Begin Given data

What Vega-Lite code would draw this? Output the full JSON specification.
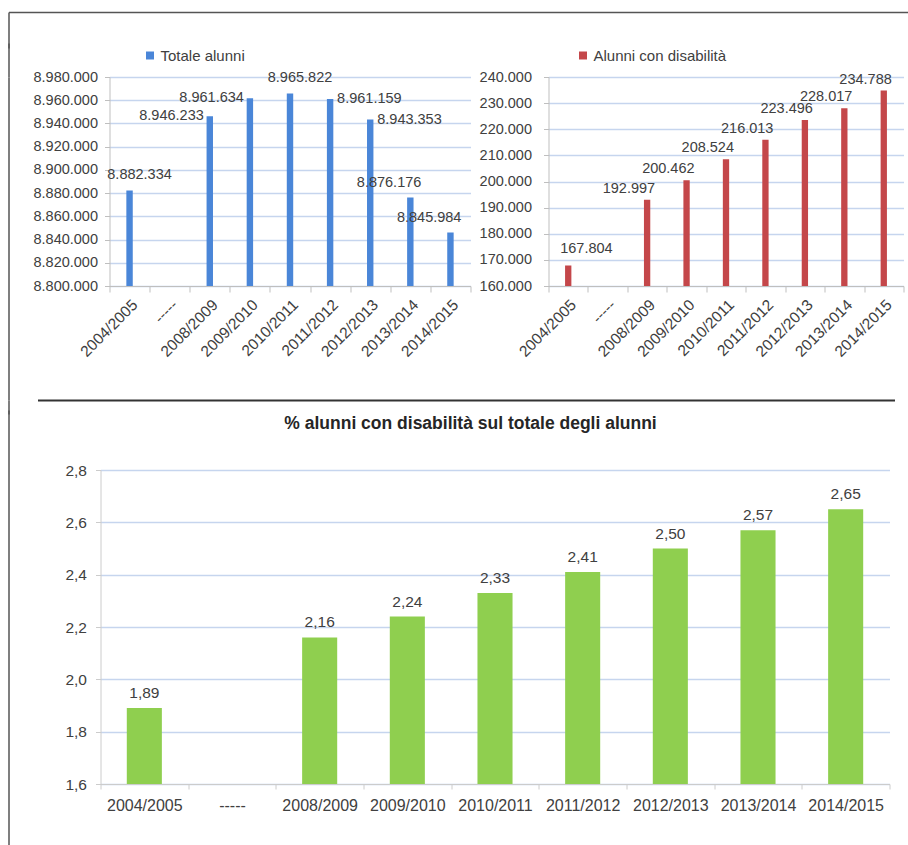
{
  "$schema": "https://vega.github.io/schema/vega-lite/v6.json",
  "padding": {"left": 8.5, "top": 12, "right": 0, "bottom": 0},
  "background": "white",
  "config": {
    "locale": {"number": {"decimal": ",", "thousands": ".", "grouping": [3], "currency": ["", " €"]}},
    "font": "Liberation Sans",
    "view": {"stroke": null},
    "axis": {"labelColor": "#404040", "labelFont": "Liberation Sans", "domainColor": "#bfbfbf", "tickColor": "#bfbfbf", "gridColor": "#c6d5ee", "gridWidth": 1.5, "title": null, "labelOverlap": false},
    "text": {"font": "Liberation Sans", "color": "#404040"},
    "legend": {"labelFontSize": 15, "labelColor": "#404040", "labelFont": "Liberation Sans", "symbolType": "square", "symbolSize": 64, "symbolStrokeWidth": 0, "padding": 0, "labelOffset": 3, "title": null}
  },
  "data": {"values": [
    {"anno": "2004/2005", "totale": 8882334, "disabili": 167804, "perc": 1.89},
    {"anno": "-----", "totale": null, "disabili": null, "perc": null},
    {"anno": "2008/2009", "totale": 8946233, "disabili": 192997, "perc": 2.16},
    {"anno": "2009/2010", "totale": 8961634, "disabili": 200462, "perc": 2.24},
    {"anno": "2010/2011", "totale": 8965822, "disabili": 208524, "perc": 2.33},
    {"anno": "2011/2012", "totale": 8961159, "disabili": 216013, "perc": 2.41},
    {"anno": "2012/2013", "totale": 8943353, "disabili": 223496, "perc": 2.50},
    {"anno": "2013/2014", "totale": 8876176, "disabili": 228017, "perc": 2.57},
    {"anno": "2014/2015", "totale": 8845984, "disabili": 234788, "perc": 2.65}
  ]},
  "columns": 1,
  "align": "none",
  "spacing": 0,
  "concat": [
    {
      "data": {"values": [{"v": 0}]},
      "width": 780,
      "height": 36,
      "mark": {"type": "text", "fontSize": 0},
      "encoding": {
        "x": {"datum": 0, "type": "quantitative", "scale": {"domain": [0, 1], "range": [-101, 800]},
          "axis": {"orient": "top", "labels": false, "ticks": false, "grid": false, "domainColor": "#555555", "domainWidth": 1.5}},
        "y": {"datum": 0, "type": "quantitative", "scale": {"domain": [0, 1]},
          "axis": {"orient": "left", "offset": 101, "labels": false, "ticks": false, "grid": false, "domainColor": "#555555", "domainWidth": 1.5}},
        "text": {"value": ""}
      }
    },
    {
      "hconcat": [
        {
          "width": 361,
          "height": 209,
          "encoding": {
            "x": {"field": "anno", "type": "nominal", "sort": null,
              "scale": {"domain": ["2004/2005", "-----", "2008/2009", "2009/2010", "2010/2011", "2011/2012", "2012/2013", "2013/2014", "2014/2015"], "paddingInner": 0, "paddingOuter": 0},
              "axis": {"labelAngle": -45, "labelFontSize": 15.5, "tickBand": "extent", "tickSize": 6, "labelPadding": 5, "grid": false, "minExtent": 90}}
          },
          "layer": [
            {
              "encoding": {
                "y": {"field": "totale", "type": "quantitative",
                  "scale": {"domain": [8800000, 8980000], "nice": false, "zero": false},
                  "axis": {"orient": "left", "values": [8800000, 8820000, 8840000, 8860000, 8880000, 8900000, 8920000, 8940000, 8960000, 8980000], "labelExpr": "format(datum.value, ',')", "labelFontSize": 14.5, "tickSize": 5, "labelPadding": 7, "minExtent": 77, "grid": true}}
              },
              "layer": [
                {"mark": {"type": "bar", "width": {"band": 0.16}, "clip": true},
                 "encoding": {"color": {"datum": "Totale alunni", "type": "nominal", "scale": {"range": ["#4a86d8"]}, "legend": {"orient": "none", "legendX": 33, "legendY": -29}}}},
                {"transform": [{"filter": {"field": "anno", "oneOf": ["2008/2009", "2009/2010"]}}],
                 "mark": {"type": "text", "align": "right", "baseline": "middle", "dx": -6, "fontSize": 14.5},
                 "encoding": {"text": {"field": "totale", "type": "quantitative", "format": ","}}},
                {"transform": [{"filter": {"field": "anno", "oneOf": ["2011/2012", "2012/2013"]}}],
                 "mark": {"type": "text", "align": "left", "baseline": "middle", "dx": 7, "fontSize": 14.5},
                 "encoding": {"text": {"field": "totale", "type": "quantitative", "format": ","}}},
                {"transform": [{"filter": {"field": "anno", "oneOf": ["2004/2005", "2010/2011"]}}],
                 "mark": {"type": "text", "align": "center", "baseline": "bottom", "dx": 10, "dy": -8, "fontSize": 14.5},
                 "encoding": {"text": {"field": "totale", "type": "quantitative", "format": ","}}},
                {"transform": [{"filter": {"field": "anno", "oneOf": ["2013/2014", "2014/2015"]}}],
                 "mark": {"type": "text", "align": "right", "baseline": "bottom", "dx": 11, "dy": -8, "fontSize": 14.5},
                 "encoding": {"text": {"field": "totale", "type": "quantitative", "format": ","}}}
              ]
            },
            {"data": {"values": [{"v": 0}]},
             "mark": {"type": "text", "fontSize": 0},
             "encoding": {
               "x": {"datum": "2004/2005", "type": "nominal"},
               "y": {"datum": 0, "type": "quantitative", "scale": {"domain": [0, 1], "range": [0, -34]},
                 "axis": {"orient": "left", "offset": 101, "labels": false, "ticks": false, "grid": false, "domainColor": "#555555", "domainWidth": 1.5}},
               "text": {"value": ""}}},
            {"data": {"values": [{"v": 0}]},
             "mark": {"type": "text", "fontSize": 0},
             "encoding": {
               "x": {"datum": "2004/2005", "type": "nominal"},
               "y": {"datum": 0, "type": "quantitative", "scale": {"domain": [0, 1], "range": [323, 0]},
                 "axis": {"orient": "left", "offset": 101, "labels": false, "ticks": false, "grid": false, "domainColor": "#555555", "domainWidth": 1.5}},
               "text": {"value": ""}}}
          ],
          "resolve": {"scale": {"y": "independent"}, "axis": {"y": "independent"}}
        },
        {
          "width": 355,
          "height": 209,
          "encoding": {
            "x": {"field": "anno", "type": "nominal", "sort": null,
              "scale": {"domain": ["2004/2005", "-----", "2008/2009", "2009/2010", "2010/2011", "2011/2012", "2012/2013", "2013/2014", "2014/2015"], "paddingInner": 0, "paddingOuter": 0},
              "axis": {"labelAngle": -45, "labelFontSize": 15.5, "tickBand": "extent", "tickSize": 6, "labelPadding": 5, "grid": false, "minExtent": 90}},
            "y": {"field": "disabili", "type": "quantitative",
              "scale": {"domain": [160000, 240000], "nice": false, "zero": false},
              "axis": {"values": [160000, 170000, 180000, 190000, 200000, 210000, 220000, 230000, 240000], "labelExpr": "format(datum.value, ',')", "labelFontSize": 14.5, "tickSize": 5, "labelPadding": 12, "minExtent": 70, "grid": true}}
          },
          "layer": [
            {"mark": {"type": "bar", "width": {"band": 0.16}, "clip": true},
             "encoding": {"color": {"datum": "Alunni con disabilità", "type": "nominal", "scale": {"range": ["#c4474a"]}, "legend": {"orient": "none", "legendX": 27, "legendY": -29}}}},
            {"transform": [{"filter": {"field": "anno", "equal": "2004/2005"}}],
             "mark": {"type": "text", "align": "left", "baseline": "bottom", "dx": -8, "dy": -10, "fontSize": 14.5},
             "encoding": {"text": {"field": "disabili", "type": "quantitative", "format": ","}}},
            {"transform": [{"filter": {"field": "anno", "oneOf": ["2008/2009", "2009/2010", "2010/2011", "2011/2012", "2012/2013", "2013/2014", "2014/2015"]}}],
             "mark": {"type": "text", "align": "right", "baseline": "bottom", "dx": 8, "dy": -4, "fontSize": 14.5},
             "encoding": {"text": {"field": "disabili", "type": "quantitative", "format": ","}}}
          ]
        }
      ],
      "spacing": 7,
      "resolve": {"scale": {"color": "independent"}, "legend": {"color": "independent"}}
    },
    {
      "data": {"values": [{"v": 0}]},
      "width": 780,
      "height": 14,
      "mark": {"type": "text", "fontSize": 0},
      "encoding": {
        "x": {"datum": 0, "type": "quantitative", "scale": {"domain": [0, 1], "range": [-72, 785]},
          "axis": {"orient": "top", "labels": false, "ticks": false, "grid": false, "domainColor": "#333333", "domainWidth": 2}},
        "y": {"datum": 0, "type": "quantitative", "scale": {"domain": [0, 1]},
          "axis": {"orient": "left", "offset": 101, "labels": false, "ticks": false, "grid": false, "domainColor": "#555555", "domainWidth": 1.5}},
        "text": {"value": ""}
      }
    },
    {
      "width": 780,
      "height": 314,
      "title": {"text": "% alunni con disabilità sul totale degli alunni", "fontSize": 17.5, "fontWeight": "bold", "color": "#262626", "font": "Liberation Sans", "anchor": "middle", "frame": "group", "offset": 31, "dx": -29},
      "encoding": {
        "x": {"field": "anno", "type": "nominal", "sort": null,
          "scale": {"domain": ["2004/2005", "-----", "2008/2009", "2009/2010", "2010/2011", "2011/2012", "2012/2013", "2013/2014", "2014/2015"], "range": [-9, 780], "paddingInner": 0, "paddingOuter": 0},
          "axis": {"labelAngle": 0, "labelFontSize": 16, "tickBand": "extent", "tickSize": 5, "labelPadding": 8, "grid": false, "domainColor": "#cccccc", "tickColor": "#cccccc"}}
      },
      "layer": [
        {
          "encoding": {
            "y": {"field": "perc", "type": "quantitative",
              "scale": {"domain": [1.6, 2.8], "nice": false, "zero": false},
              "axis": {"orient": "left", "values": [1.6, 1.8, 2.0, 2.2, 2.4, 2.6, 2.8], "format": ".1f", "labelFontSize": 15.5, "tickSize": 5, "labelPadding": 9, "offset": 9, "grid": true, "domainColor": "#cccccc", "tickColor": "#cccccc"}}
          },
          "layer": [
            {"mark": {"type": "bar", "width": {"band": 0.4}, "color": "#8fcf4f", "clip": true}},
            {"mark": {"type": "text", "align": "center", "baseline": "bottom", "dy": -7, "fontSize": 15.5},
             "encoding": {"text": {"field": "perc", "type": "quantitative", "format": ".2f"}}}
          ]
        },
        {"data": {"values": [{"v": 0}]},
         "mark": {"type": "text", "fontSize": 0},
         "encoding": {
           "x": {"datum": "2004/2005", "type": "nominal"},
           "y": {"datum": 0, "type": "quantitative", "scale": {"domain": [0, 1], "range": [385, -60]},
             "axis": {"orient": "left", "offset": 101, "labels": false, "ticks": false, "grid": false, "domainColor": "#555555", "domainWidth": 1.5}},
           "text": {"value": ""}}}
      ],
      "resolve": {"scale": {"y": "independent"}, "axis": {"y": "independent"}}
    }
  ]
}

End Given data
Begin Given data

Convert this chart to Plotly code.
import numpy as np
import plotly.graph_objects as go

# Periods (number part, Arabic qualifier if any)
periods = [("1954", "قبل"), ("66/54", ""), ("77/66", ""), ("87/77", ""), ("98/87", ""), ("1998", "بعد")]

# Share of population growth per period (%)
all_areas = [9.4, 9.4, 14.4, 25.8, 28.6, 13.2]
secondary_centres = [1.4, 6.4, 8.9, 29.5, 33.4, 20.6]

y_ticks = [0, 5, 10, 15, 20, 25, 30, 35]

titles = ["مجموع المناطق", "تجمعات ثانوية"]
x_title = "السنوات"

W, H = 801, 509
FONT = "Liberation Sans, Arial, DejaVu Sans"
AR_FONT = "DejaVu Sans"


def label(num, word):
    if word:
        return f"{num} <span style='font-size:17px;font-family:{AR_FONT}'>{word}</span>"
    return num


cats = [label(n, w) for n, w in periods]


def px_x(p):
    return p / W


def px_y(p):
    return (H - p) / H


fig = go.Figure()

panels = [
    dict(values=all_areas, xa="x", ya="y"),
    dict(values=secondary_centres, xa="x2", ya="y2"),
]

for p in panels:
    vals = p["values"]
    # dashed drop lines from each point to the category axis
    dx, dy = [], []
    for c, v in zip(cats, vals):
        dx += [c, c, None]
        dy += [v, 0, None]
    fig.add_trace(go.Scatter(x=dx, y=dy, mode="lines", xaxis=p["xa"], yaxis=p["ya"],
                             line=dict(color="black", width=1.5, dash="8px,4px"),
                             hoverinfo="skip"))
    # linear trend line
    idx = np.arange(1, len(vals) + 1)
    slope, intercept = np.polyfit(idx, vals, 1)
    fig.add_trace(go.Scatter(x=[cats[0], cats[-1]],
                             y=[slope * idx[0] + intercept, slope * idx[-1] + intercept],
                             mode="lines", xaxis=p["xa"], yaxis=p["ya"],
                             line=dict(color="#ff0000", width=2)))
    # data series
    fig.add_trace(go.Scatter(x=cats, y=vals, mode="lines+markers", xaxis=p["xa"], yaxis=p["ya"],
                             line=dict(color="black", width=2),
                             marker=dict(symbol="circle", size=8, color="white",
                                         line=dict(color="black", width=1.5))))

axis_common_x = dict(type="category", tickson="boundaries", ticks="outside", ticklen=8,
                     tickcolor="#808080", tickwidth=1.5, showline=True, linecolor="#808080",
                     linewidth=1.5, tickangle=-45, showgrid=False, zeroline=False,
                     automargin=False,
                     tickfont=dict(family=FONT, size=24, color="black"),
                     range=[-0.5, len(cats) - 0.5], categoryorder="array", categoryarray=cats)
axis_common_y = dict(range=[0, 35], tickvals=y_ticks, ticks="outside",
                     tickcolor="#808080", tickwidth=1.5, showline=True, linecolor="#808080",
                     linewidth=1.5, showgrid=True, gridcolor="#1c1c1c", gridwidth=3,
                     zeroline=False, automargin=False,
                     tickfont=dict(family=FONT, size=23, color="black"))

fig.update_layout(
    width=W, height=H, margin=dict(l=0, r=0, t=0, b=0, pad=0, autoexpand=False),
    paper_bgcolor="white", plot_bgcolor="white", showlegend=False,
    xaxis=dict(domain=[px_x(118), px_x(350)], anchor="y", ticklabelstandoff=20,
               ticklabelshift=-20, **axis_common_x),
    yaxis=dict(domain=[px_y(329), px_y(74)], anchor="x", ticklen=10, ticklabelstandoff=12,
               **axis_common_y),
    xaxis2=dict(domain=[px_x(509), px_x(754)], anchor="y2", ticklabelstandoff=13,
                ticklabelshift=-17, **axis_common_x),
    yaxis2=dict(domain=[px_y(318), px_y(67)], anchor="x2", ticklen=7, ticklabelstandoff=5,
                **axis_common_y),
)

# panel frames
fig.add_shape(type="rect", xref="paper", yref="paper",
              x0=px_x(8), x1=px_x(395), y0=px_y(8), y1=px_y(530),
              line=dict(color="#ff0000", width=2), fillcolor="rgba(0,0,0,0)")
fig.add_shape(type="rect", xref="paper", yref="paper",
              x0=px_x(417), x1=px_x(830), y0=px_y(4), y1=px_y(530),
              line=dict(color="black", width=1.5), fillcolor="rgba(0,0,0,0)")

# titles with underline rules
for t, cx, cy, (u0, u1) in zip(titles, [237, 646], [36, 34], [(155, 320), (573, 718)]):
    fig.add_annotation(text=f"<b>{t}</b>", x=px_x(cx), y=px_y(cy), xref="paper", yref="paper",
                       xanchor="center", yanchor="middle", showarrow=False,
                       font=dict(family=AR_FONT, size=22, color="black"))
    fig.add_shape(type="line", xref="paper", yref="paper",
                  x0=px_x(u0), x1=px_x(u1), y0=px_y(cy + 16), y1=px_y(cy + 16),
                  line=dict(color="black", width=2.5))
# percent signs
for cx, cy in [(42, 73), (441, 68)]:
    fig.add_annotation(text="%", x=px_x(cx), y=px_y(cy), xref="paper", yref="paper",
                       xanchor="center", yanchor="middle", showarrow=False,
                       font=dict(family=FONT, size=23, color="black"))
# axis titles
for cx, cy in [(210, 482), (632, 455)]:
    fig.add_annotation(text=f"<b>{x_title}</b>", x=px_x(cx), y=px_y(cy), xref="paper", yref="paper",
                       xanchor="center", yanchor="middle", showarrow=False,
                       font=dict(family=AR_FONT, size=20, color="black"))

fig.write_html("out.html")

End Given data
Begin Given data

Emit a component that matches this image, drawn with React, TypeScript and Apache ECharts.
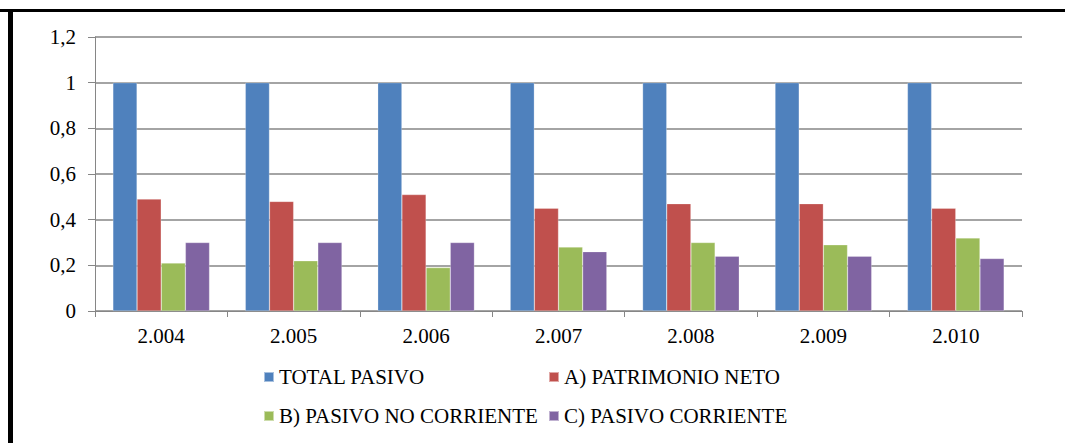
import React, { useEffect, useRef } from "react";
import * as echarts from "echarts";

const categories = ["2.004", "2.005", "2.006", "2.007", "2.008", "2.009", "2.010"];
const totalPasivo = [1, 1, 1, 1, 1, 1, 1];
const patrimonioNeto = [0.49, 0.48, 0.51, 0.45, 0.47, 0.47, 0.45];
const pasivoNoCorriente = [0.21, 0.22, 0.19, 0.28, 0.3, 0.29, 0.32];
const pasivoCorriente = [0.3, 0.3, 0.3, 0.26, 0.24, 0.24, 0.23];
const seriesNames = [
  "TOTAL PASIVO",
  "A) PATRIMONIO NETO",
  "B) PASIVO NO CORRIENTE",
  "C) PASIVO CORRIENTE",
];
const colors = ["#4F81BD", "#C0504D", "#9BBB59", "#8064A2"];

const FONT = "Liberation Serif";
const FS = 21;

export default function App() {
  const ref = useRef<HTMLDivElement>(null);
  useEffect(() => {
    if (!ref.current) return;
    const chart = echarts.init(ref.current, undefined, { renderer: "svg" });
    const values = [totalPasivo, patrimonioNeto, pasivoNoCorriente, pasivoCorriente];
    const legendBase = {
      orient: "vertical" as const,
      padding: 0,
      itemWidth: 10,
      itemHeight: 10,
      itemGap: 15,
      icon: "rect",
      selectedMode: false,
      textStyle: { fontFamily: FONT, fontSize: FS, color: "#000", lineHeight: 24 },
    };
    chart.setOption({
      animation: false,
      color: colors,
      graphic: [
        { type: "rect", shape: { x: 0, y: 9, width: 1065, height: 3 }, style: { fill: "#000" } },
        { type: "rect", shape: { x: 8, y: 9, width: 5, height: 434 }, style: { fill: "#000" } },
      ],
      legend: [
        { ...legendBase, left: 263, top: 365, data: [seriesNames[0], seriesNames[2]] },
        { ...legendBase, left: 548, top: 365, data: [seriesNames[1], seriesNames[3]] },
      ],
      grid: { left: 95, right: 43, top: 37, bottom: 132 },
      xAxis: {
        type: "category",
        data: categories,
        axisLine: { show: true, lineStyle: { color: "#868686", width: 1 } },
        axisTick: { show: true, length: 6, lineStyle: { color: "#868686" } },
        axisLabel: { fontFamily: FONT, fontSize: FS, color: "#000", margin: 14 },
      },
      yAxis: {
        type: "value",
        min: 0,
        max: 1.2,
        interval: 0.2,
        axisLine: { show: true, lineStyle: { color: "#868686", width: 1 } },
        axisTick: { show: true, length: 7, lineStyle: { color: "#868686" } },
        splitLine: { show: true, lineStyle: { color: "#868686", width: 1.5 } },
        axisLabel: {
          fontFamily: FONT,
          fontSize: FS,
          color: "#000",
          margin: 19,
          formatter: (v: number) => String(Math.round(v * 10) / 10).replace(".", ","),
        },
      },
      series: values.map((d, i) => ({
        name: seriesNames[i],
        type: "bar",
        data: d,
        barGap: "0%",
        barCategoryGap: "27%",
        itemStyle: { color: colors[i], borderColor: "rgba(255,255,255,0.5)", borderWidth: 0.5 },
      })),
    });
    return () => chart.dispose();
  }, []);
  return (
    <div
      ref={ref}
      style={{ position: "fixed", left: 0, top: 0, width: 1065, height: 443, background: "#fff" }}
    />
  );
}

End Given data

> What the exercise asks:
Copy the part that starts at the line with "Emit a component" and finishes at the line with "const FS = 21;", both included, and nothing more. Pictures are left out.

> Output for this exercise:
Emit a component that matches this image, drawn with React, TypeScript and Apache ECharts.
import React, { useEffect, useRef } from "react";
import * as echarts from "echarts";

const categories = ["2.004", "2.005", "2.006", "2.007", "2.008", "2.009", "2.010"];
const totalPasivo = [1, 1, 1, 1, 1, 1, 1];
const patrimonioNeto = [0.49, 0.48, 0.51, 0.45, 0.47, 0.47, 0.45];
const pasivoNoCorriente = [0.21, 0.22, 0.19, 0.28, 0.3, 0.29, 0.32];
const pasivoCorriente = [0.3, 0.3, 0.3, 0.26, 0.24, 0.24, 0.23];
const seriesNames = [
  "TOTAL PASIVO",
  "A) PATRIMONIO NETO",
  "B) PASIVO NO CORRIENTE",
  "C) PASIVO CORRIENTE",
];
const colors = ["#4F81BD", "#C0504D", "#9BBB59", "#8064A2"];

const FONT = "Liberation Serif";
const FS = 21;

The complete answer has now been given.